■ **AIM OF THE TASK**: Everything from the first line of the data through the line with "const myChart = echarts.init(document.getElementById('chart'))" is to be echoed exactly, minus the pictures.
## BEGIN DATASET SECTION
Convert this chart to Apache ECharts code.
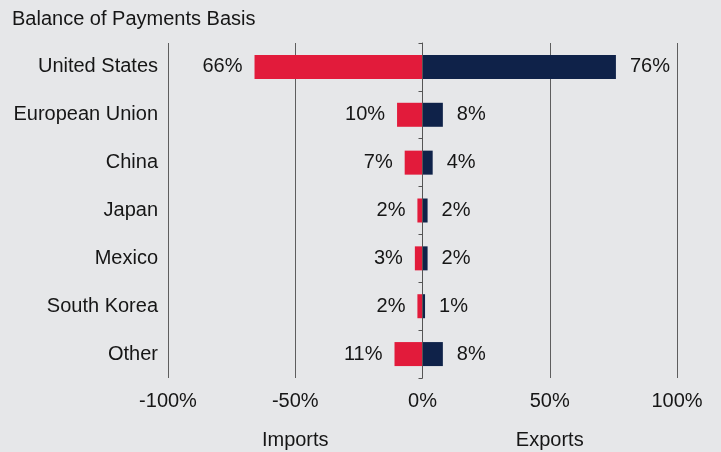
<!DOCTYPE html>
<html>
<head>
<meta charset="utf-8">
<script src="https://cdn.jsdelivr.net/npm/echarts@6/dist/echarts.min.js"></script>
<style>
  html, body { margin: 0; padding: 0; background: #e6e7e9; }
  #chart { width: 721px; height: 452px; }
</style>
</head>
<body>
<div id="chart"></div>
<script>
// 国家/地区
const categories = ['United States', 'European Union', 'China', 'Japan', 'Mexico', 'South Korea', 'Other']
// 进口 (负方向)
const imports = [-66, -10, -7, -2, -3, -2, -11]
// 出口
const exports = [76, 8, 4, 2, 2, 1, 8]
const ticks = [-100, -50, 0, 50, 100]

const font = '"Liberation Sans", Arial, sans-serif'
const textColor = '#161616'

const myChart = echarts.init(document.getElementById('chart'))

const option = {
  backgroundColor: '#e6e7e9',
  animation: false,
  title: {
    text: 'Balance of Payments Basis',
    left: 7,
    top: 4,
    textStyle: { fontFamily: font, fontSize: 20, fontWeight: 'normal', color: textColor }
  },
  grid: { left: 168, right: 44, top: 43, bottom: 74 },
  xAxis: {
    type: 'value',
    min: ticks[0],
    max: ticks[ticks.length - 1],
    interval: 50,
    axisLine: { show: false },
    axisTick: { show: false },
    splitLine: { show: true, lineStyle: { color: '#5e5e5e', width: 1 } },
    axisLabel: {
      margin: 13,
      fontFamily: font,
      fontSize: 20,
      color: textColor,
      formatter: v => v + '%'
    }
  },
  yAxis: [
    {
      // 左侧类目标签
      type: 'category',
      data: categories,
      inverse: true,
      axisLine: { show: false, onZero: false },
      axisTick: { show: false },
      axisLabel: { margin: 10, fontFamily: font, fontSize: 20, color: textColor }
    },
    {
      // 0 处的竖线和刻度
      type: 'category',
      data: categories,
      inverse: true,
      position: 'left',
      z: 5,
      axisLine: { show: true, onZero: true, lineStyle: { color: '#555', width: 1 } },
      axisTick: { show: true, length: 4, lineStyle: { color: '#555' } },
      axisLabel: { show: false }
    }
  ],
  series: [
    {
      name: 'Imports',
      type: 'bar',
      data: imports,
      barWidth: 24,
      barGap: '-100%',
      itemStyle: { color: '#e21b3b' },
      label: {
        show: true,
        position: 'left',
        distance: 12,
        fontFamily: font,
        fontSize: 20,
        color: textColor,
        formatter: p => Math.abs(p.value) + '%'
      }
    },
    {
      name: 'Exports',
      type: 'bar',
      data: exports,
      barWidth: 24,
      barGap: '-100%',
      itemStyle: { color: '#0f2249' },
      label: {
        show: true,
        position: 'right',
        distance: 14,
        fontFamily: font,
        fontSize: 20,
        color: textColor,
        formatter: p => p.value + '%'
      }
    }
  ]
}

myChart.setOption(option)

// Imports / Exports 标题放在 -50% 和 50% 下方
const xImp = myChart.convertToPixel({ xAxisIndex: 0 }, -50)
const xExp = myChart.convertToPixel({ xAxisIndex: 0 }, 50)
myChart.setOption({
  graphic: [
    {
      type: 'text', x: xImp, y: 440,
      style: { text: 'Imports', font: '20px ' + font, fill: textColor, align: 'center', verticalAlign: 'middle' }
    },
    {
      type: 'text', x: xExp, y: 440,
      style: { text: 'Exports', font: '20px ' + font, fill: textColor, align: 'center', verticalAlign: 'middle' }
    }
  ]
})
</script>
</body>
</html>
## END DATASET SECTION
■ **TASK OUTPUT**:
Convert this chart to Apache ECharts code.
<!DOCTYPE html>
<html>
<head>
<meta charset="utf-8">
<script src="https://cdn.jsdelivr.net/npm/echarts@6/dist/echarts.min.js"></script>
<style>
  html, body { margin: 0; padding: 0; background: #e6e7e9; }
  #chart { width: 721px; height: 452px; }
</style>
</head>
<body>
<div id="chart"></div>
<script>
// 国家/地区
const categories = ['United States', 'European Union', 'China', 'Japan', 'Mexico', 'South Korea', 'Other']
// 进口 (负方向)
const imports = [-66, -10, -7, -2, -3, -2, -11]
// 出口
const exports = [76, 8, 4, 2, 2, 1, 8]
const ticks = [-100, -50, 0, 50, 100]

const font = '"Liberation Sans", Arial, sans-serif'
const textColor = '#161616'

const myChart = echarts.init(document.getElementById('chart'))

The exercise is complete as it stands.